Unilever and Colgate will miss their earnings marks substantially. Unilever lowered full-year 2004 earnings guidance from low-double-digit growth to low single digits. Colgate said earnings per share for the third and fourth quarters would be in the 57- to 59-cent range, 11% to 14% below analysts' estimates for the current quarter and 14% to 17% below estimates for the fourth quarter.

Leading brands decline
Unilever acknowledged it will fall well below the 5% to 6% sales growth it predicted its leading brands would achieve in this final year of its five-year "Path to Growth" restructuring and said sales of leading brands will actually decline this quarter compared to year ago.
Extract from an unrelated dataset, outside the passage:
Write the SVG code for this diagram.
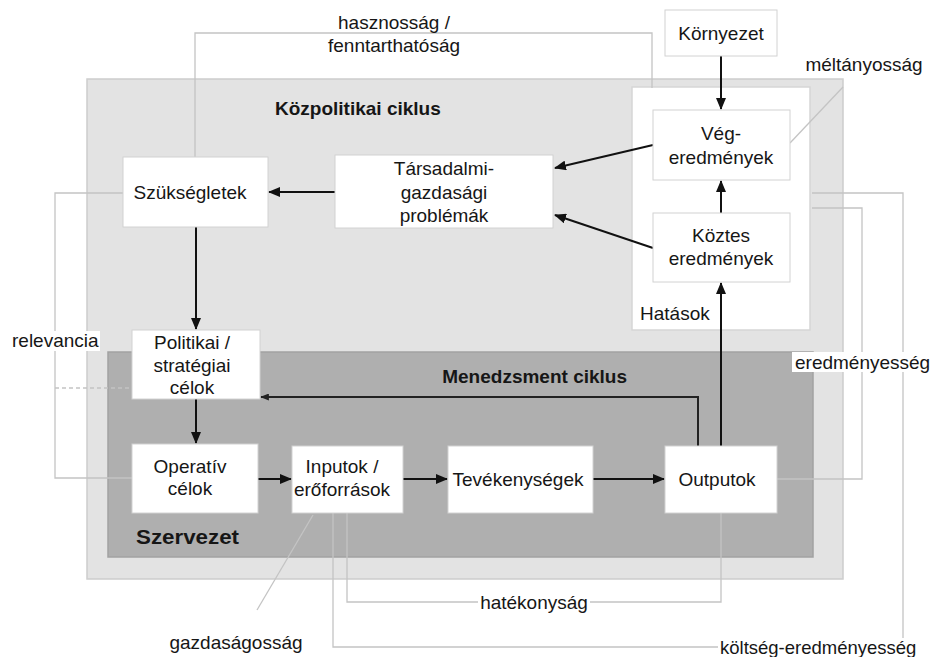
<svg xmlns="http://www.w3.org/2000/svg" width="932" height="657" viewBox="0 0 932 657">
  <defs>
    <marker id="arrow" viewBox="0 0 12 10" refX="11" refY="5" markerWidth="12" markerHeight="10" markerUnits="userSpaceOnUse" orient="auto">
      <path d="M0,0 L12,5 L0,10 Z" fill="#111"/>
    </marker>
    <marker id="arrow-small" viewBox="0 0 10 8" refX="9" refY="4" markerWidth="9" markerHeight="7" markerUnits="userSpaceOnUse" orient="auto">
      <path d="M0,0 L10,4 L0,8 Z" fill="#222"/>
    </marker>
    <style>
      text { font-family: "Liberation Sans", Arial, sans-serif; font-size: 19px; fill: #161616; }
      .c { text-anchor: middle; }
      .b { font-weight: bold; }
      .node { fill: #ffffff; stroke: #d2d2d2; stroke-width: 1; }
      .flow { fill: none; stroke: #111; stroke-width: 2; }
      .thin { fill: none; stroke: #c4c4c4; stroke-width: 1.3; }
      .lblbg { fill: #ffffff; }
    </style>
  </defs>

  <rect width="932" height="657" fill="#ffffff"/>

  <!-- policy cycle frame -->
  <g id="policy-cycle">
    <rect x="87" y="79" width="756" height="500" fill="#e3e3e3" stroke="#cdcdcd" stroke-width="1.5"/>
    <text class="b" x="275" y="115">Közpolitikai ciklus</text>
  </g>

  <!-- management cycle frame -->
  <g id="management-cycle">
    <rect x="108" y="352" width="705" height="205" fill="#afafaf" stroke="#a2a2a2" stroke-width="1.5"/>
    <text class="b" x="627" y="383" text-anchor="end">Menedzsment ciklus</text>
    <text class="b" x="136" y="544" style="font-size:21px" textLength="103" lengthAdjust="spacingAndGlyphs">Szervezet</text>
  </g>

  <!-- impacts area -->
  <g id="impacts">
    <rect x="632" y="87" width="178" height="243" fill="#ffffff" stroke="#d6d6d6" stroke-width="1.5"/>
    <text x="640" y="320">Hatások</text>
  </g>

  <!-- thin evaluation links -->
  <g id="evaluation-links">
    <path class="thin" d="M195,157 V33 H652 V88"/>
    <path class="thin" d="M790,143 L843,87"/>
    <path class="thin" d="M123,193 H55 V478 H132"/>
    <path class="thin" d="M55,388 H132" stroke-dasharray="4,3"/>
    <path class="thin" d="M777,479 H862 V208 H812"/>
    <path class="thin" d="M333,513 V647 H903 V193 H812"/>
    <path class="thin" d="M721,513 V602 H347 V513"/>
    <path class="thin" d="M313,515 L257,610"/>
  </g>

  <!-- main flow connectors -->
  <g id="connectors">
    <path class="flow" d="M721,56 V109" marker-end="url(#arrow)"/>
    <path class="flow" d="M721,213 V181" marker-end="url(#arrow)"/>
    <path class="flow" d="M653,145 L555,168" marker-end="url(#arrow)"/>
    <path class="flow" d="M653,248 L555,215" marker-end="url(#arrow)"/>
    <path class="flow" d="M335,192 H269" marker-end="url(#arrow)"/>
    <path class="flow" d="M196,227 V329" marker-end="url(#arrow)"/>
    <path class="flow" d="M196,399 V443" marker-end="url(#arrow)"/>
    <path class="flow" d="M258,479 H291" marker-end="url(#arrow)"/>
    <path class="flow" d="M403,479 H447" marker-end="url(#arrow)"/>
    <path class="flow" d="M593,479 H664" marker-end="url(#arrow)"/>
    <path class="flow" d="M721,446 V283" marker-end="url(#arrow)"/>
    <path fill="none" stroke="#222" stroke-width="2" d="M698,446 V397 H261" marker-end="url(#arrow-small)"/>
  </g>

  <!-- nodes -->
  <g id="kornyezet">
    <rect class="node" x="665" y="10" width="112" height="46"/>
    <text class="c" x="721" y="40">Környezet</text>
  </g>
  <g id="veg-eredmenyek">
    <rect class="node" x="653" y="110" width="137" height="70"/>
    <text class="c" x="721" y="140">Vég-</text>
    <text class="c" x="721" y="164">eredmények</text>
  </g>
  <g id="koztes-eredmenyek">
    <rect class="node" x="653" y="213" width="137" height="69"/>
    <text class="c" x="721" y="242">Köztes</text>
    <text class="c" x="721" y="265">eredmények</text>
  </g>
  <g id="tarsadalmi-problemak">
    <rect class="node" x="335" y="155" width="218" height="73"/>
    <text class="c" x="444" y="175">Társadalmi-</text>
    <text class="c" x="444" y="199">gazdasági</text>
    <text class="c" x="444" y="222">problémák</text>
  </g>
  <g id="szuksegletek">
    <rect class="node" x="123" y="157" width="145" height="70"/>
    <text class="c" x="190" y="199">Szükségletek</text>
  </g>
  <g id="politikai-celok">
    <rect class="node" x="132" y="330" width="128" height="69"/>
    <text class="c" x="192" y="349">Politikai /</text>
    <text class="c" x="192" y="372">stratégiai</text>
    <text class="c" x="192" y="394">célok</text>
  </g>
  <g id="operativ-celok">
    <rect class="node" x="132" y="444" width="126" height="69"/>
    <text class="c" x="190" y="473">Operatív</text>
    <text class="c" x="190" y="495">célok</text>
  </g>
  <g id="inputok">
    <rect class="node" x="292" y="446" width="111" height="67"/>
    <text class="c" x="342" y="473">Inputok /</text>
    <text class="c" x="342" y="496">erőforrások</text>
  </g>
  <g id="tevekenysegek">
    <rect class="node" x="448" y="446" width="145" height="67"/>
    <text class="c" x="518" y="486">Tevékenységek</text>
  </g>
  <g id="outputok">
    <rect class="node" x="665" y="446" width="112" height="67"/>
    <text class="c" x="717" y="486">Outputok</text>
  </g>

  <!-- criterion labels -->
  <g id="labels">
    <text class="c" x="394" y="29">hasznosság /</text>
    <text class="c" x="394" y="52">fenntarthatóság</text>
    <text class="c" x="864" y="71">méltányosság</text>
    <rect class="lblbg" x="10" y="331" width="90" height="20"/>
    <text x="12" y="347">relevancia</text>
    <rect class="lblbg" x="792" y="352" width="140" height="20"/>
    <text x="795" y="369">eredményesség</text>
    <rect class="lblbg" x="478" y="592" width="112" height="20"/>
    <text class="c" x="534" y="609">hatékonyság</text>
    <text class="c" x="236" y="649">gazdaságosság</text>
    <rect class="lblbg" x="718" y="638" width="214" height="19"/>
    <text x="720" y="654" style="font-size:18.5px">költség-eredményesség</text>
  </g>
</svg>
Unilever blamed substantially lower sales of ice cream and ready-to-drink tea due to poor weather in Northern Europe, weak consumer confidence combined with competitive and retail issues for home and personal care in Western Europe and intense competition in laundry and hair-care markets in Asia, primarily vs. P&G. Results in the rest of the business, including the U.S., "is broadly in line with expectation," Unilever said in a statement.

In contrast, Colgate said sales are up strongly, but blamed a combination of higher raw-material and packing costs combined with a commitment to stick with aggressive marketing plans for the earnings disappointment. Colgate said sales would be up 7% in the third quarter, and, in a conference call, Chairman-CEO Reuben Mark said the company's U.S. oral-care volumes were up 14% in the U.S.

Global spending
Colgate's total marketing spending globally will be up by mid-double digits through the second half of 2004 over last year, with media spending rising faster than promotion, Mr. Mark said. Colgate's media spending will rise both absolutely and as a percentage of sales, he said.

In a statement, Mr. Mark said, "It is vital that we maintain the aggressive commercial spending to build market share and blunt competitive efforts." He added that Colgate will step up cost cuts in other areas of the business to fuel more marketing spending in 2005 and beyond.

In Unilever's conference call, Co-Chairman Patrick Cescau said stepped-up marketing spending, which will include price reductions, would be concentrated in the European and Asian markets, where competition has been most intense and results most disappointing.

But Chief Financial Officer Rudy Markham said Unilever also would step up marketing spending in the U.S. in the fourth quarter -- a stark contrast to last year, when Unilever cut media spending amid disappointing results.

Though he did not offer specifics, Unilever will begin launch of one of its major hair-care initiatives -- Dove styling aids -- in December, according to retail buyers, rather than waiting until January, as it has in years past.